Madame la présidente, madame la ministre, mes chers collègues, le développement de l’économie numérique et des réseaux sociaux a donné naissance à des phénomènes encore inimaginables voilà quelques années.
Parmi ceux-ci, l’émergence de célébrités documentant leur vie jour et nuit, mise à la disposition du public sur toutes les plateformes possibles. Mais, entre deux selfies à la plage et un post sur une recette de cuisine, le public est également exposé à des contenus bien moins innocents et désintéressés : placement de produits, jeux-concours, promotion rémunérée de produits et de services…
Ces pratiques, qui constituent le principal moyen de rémunération de ceux que l’on appelle désormais des influenceurs, ne sont malheureusement pas toujours réalisées dans la plus grande transparence. Ce flou ainsi que certaines pratiques à la légalité ou à la morale douteuses s’expliquent par la relative nouveauté de ce secteur d’activité, qui profite d’un défaut de régulation spécifique, bien que les règles de droit commun lui soient applicables.
Durant le seul premier trimestre 2023, sur cinquante contrôles effectués par la direction générale de la concurrence, de la consommation et de la répression des fraudes, 60 % ont donné lieu à des constats d’infractions ayant conduit à dix-huit injonctions de cesser des pratiques illicites et à seize procès-verbaux pénaux.
Il devenait urgent d’agir. Il n’est que de penser aux scandales liés à la promotion d’actes médicaux réalisés en dehors de tout cadre médical et faisant courir des risques importants aux victimes.
L’objet de cette proposition de loi est donc de rétablir un peu d’ordre dans ce qui est devenu un véritable Far West, où certains influenceurs s’apparentent à des charlatans vendant remèdes miracles, entre autres arnaques.
Ce texte donne enfin une définition légale de la notion d’influenceur commercial par voie électronique, supprimant ainsi un flou trop longtemps exploité par des personnes mal intentionnées.

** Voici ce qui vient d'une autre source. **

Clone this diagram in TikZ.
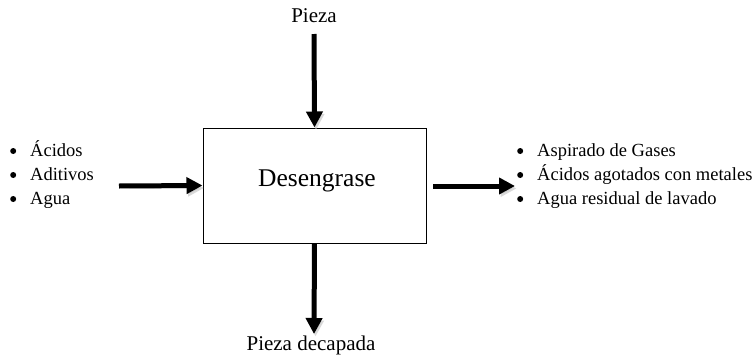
\documentclass[tikz,border=0pt]{standalone}
\usepackage{fontspec}
\setmainfont{Liberation Serif}
\usetikzlibrary{arrows.meta}

\tikzset{
  flecha/.style={line width=5pt, -{Triangle[length=16pt,width=16pt]},
    preaction={draw=black!25, opacity=0.6, transform canvas={shift={(1.5pt,-2.5pt)}}}},
  lista/.style={anchor=base west, inner sep=0pt, font=\fontsize{18.5}{24}\selectfont},
  rotulo/.style={anchor=base, inner sep=0pt, font=\fontsize{21}{24}\selectfont},
}
\newcommand{\vineta}{\raisebox{2pt}{\tikz\fill (0,0) circle (3pt);}}

\begin{document}
\begin{tikzpicture}[x=1pt,y=-1pt]
\useasboundingbox (0,0) rectangle (756,362);

% proceso
\node[draw, line width=1pt, minimum width=223pt, minimum height=115pt, inner sep=0pt] (box) at (314.5,185.5) {};
\node[anchor=base, inner sep=0pt, font=\fontsize{25.5}{28}\selectfont] (nombre) at (317,186) {Desengrase};

% entrada y salida de pieza
\node[rotulo] (pieza) at (314,22) {Pieza};
\node[rotulo] (decapada) at (311,350) {Pieza decapada};
\coordinate (arriba) at (314,34);
\coordinate (abajo) at (314,334);
\draw[flecha] (arriba) -- (box.north);
\draw[flecha] (box.south) -- (abajo);

% insumos
\node[lista] (insumos) at (10,156) {\begin{tabular}[t]{@{}l@{\hspace{14pt}}l@{}}
\vineta & Ácidos\\
\vineta & Aditivos\\
\vineta & Agua
\end{tabular}};
\coordinate (entra) at (119,186);
\draw[flecha] (entra) -- (box.west);

% residuos
\node[lista] (residuos) at (517,156) {\begin{tabular}[t]{@{}l@{\hspace{14pt}}l@{}}
\vineta & Aspirado de Gases\\
\vineta & Ácidos agotados con metales\\
\vineta & Agua residual de lavado
\end{tabular}};
\coordinate (sale) at (433,186);
\coordinate (fin) at (515,186);
\draw[flecha] (sale) -- (fin);
\end{tikzpicture}
\end{document}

Dans un même objectif de clarté et de transparence, l’obligation faite aux influenceurs d’afficher clairement le caractère commercial d’une opération permettra d’éviter des dérives et toute confusion dans l’esprit du public.
La nature particulière de ce dernier appelle d’ailleurs à une vigilance accrue. En effet, les mineurs représentent une part importante, voire parfois majoritaire du public des influenceurs. Père d’un petit Pierre, bientôt âgé de 10 ans, je parle d’expérience. La naïveté et l’insouciance enfantines doivent être protégées face aux personnes qui veulent en abuser pour leur profit personnel. L’article 5 répond à cette exigence et je m’en félicite.
Cette proposition de loi accomplit un travail nécessaire de réglementation d’un secteur qui en a besoin tout en laissant aux acteurs une liberté d’action suffisante pour ne pas freiner l’activité économique. Les influenceurs qui violent la loi ne pourront plus se prévaloir d’un flou législatif et la commission a eu raison d’ajouter des sanctions dissuasives à l’encontre des récidivistes.
Enfin, n’oublions pas les acteurs majeurs de l’influence en ligne que sont les plateformes, relais sans lesquels les influenceurs n’existeraient pas. Leur responsabilité sur les contenus qu’elles hébergent devra faire l’objet d’un examen rigoureux à l’occasion du prochain projet de loi visant à sécuriser et réguler l’espace numérique annoncé par le Gouvernement.
Pour le meilleur, mais trop souvent pour le pire, l’influence sur internet est un secteur émergent en pleine expansion, probablement destiné à perdurer. Une réglementation juste et intelligente est la fondation solide sur laquelle un secteur peut se bâtir et prospérer.
Ce texte ne mettra certainement pas en place l’ultime réglementation en la matière, mais il en constitue la première pierre robuste et nécessaire au bénéfice non seulement des consommateurs, mais aussi des influenceurs respectueux de la loi.